Remember the dead, fight for the living
Unions are preparing fast for International Workers Memorial Day, the annual 28 April commemoration and campaign which has become the biggest event on the global health and safety calendar.
Everyone should have the basic right to come to work in a safe environment and return home safely to their loved ones. Sadly, however, this is not the case with many people dying at work each year to leave families devastated. It is important that we remember those who have lost their lives, but, also continue to campaign and fight for safer working conditions to prevent others from suffering the same fate.
Bullying at work
What is workplace bullying?
Usually, if you genuinely feel that you are being singled out for unfair treatment by a boss or colleague, you are probably being bullied.
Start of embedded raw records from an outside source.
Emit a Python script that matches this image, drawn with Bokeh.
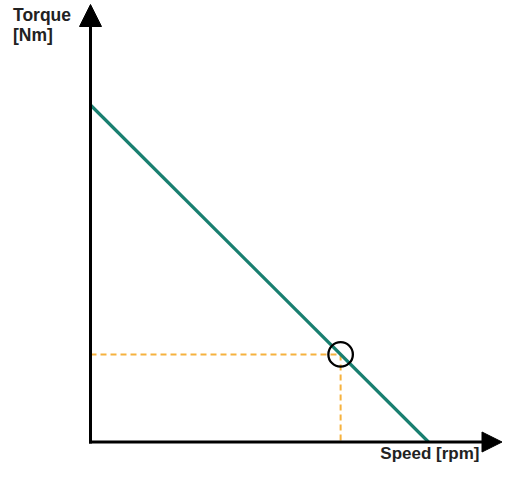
from bokeh.plotting import figure
from bokeh.models import Range1d, Arrow, NormalHead, Label
from bokeh.embed import file_html
from bokeh.resources import INLINE

# ---- data ----
speed_curve = [0, 100]        # speed (arbitrary units)
torque_curve = [100, 0]       # torque (arbitrary units)
op_speed = [74]               # operating point speed
op_torque = [26]              # operating point torque
x_label = "Speed [rpm]"
y_label_lines = ["Torque", "[Nm]"]

# ---- layout ----
W, H = 503, 464
x0_px, sx = 90.0, 3.38   # canvas px of speed 0, px per unit
y0_px, sy = 22.5, 3.37   # px (from bottom) of torque 0, px per unit

p = figure(width=W, height=H, output_backend="svg", toolbar_location=None,
           x_range=Range1d(-x0_px / sx, (W - x0_px) / sx),
           y_range=Range1d(-y0_px / sy, (H - y0_px) / sy),
           min_border=0, outline_line_color=None)
p.xaxis.visible = False
p.yaxis.visible = False
p.grid.visible = False
p.background_fill_color = "white"
p.border_fill_color = "white"

orange = "#f6b23e"
teal = "#197f70"

# dashed guide lines
p.line([0, op_speed[0]], [op_torque[0], op_torque[0]], line_color=orange,
       line_width=2, line_dash="6 4")
p.line([op_speed[0], op_speed[0]], [op_torque[0], 0], line_color=orange,
       line_width=2, line_dash="6 4")

# characteristic line
p.line(speed_curve, torque_curve, line_color=teal, line_width=3.2)

# operating point circle
p.scatter(op_speed, op_torque, marker="circle", size=24.5, fill_color=None,
          line_color="black", line_width=2.3)

# axes as arrows
xe = (W - x0_px - 1.5) / sx
ye = (H - y0_px - 4) / sy
p.add_layout(Arrow(end=NormalHead(size=20, fill_color="black", line_color="black", line_width=1),
                   x_start=0, y_start=0, x_end=xe, y_end=0,
                   line_color="black", line_width=3, line_cap="square"))
p.add_layout(Arrow(end=NormalHead(size=22, fill_color="black", line_color="black", line_width=1),
                   x_start=0, y_start=0, x_end=0, y_end=ye,
                   line_color="black", line_width=3, line_cap="square"))

font = "Liberation Sans"
tc = "#222222"
p.add_layout(Label(x=12.5, y=H - 14.5, x_units="screen", y_units="screen",
                   text=y_label_lines[0], text_font=font, text_font_size="17.5px",
                   text_font_style="bold", text_color=tc, text_baseline="alphabetic"))
p.add_layout(Label(x=12.5, y=H - 34.5, x_units="screen", y_units="screen",
                   text=y_label_lines[1], text_font=font, text_font_size="17.5px",
                   text_font_style="bold", text_color=tc, text_baseline="alphabetic"))
p.add_layout(Label(x=479, y=H - 453, x_units="screen", y_units="screen",
                   text=x_label, text_font=font, text_font_size="17px",
                   text_font_style="bold", text_color=tc, text_baseline="alphabetic",
                   text_align="right"))

open("out.html", "w").write(file_html(p, INLINE))
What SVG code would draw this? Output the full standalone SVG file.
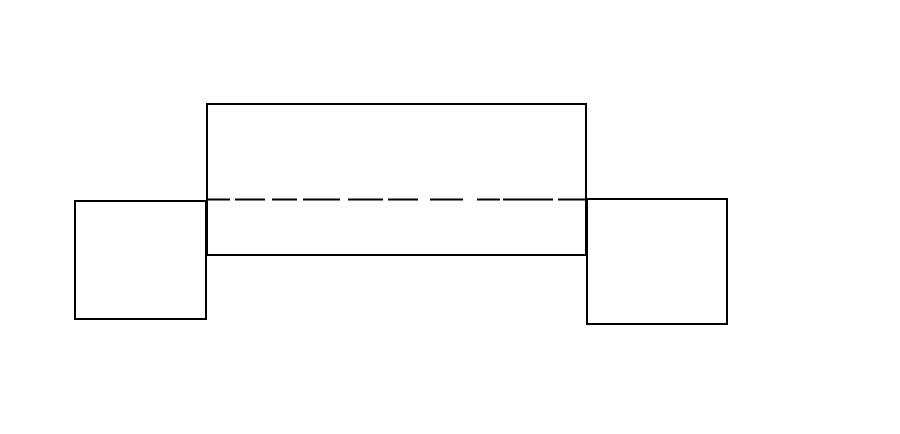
<svg xmlns="http://www.w3.org/2000/svg" width="900" height="434" viewBox="0 0 900 434">
<style>.b{fill:none;stroke:#000;stroke-width:2}</style>
<rect width="900" height="434" fill="#fff"/>
<g id="main"><rect class="b" x="207" y="104" width="379" height="151"/></g>
<g id="left"><rect class="b" x="75" y="201" width="131" height="118"/></g>
<g id="right"><rect class="b" x="587" y="199" width="140" height="125"/></g>
<g id="connectors"><path class="b" d="M207 199.5H230M235 199.5H265M272 199.5H297M303 199.5H340M348 199.5H383M388 199.5H418M430 199.5H463M477 199.5H500M503 199.5H553M558 199.5H587"/></g>
</svg>
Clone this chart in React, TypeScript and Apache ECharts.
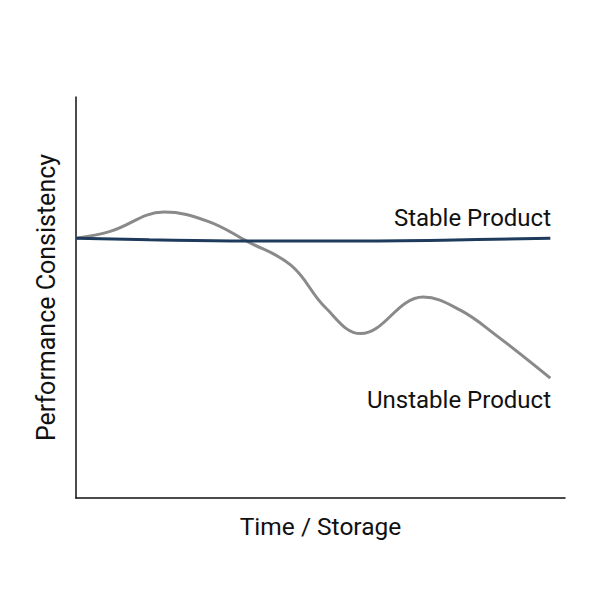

Although there is no comprehensive list of bullying behaviours, and there is no one type of person who is likely to be a bully, the list below gives an idea of some behaviours which constitute workplace bullying;
- competent staff being constantly criticised, having responsibilities removed or being given trivial tasks to do
- shouting at staff
- persistently picking on people in front of others or in private
- blocking promotion
- regularly & deliberately ignoring or excluding individuals from work activities
- setting a person up to fail by overloading them with work or setting impossible deadlines
- consistently attacking a member of staff in terms of their professional or personal standing
- regularly making the same person the butt of jokes
The personal costs of bullying
Stress and ill-health can become part of the daily life of those being bullied.
Symptoms may include:
anxiety, headaches, nausea, ulcers, sleeplessness, skin rashes, irritable bowel syndrome, high blood pressure, tearfulness, loss of self-confidence, various illnesses of the organs such as the kidneys, thoughts of suicide.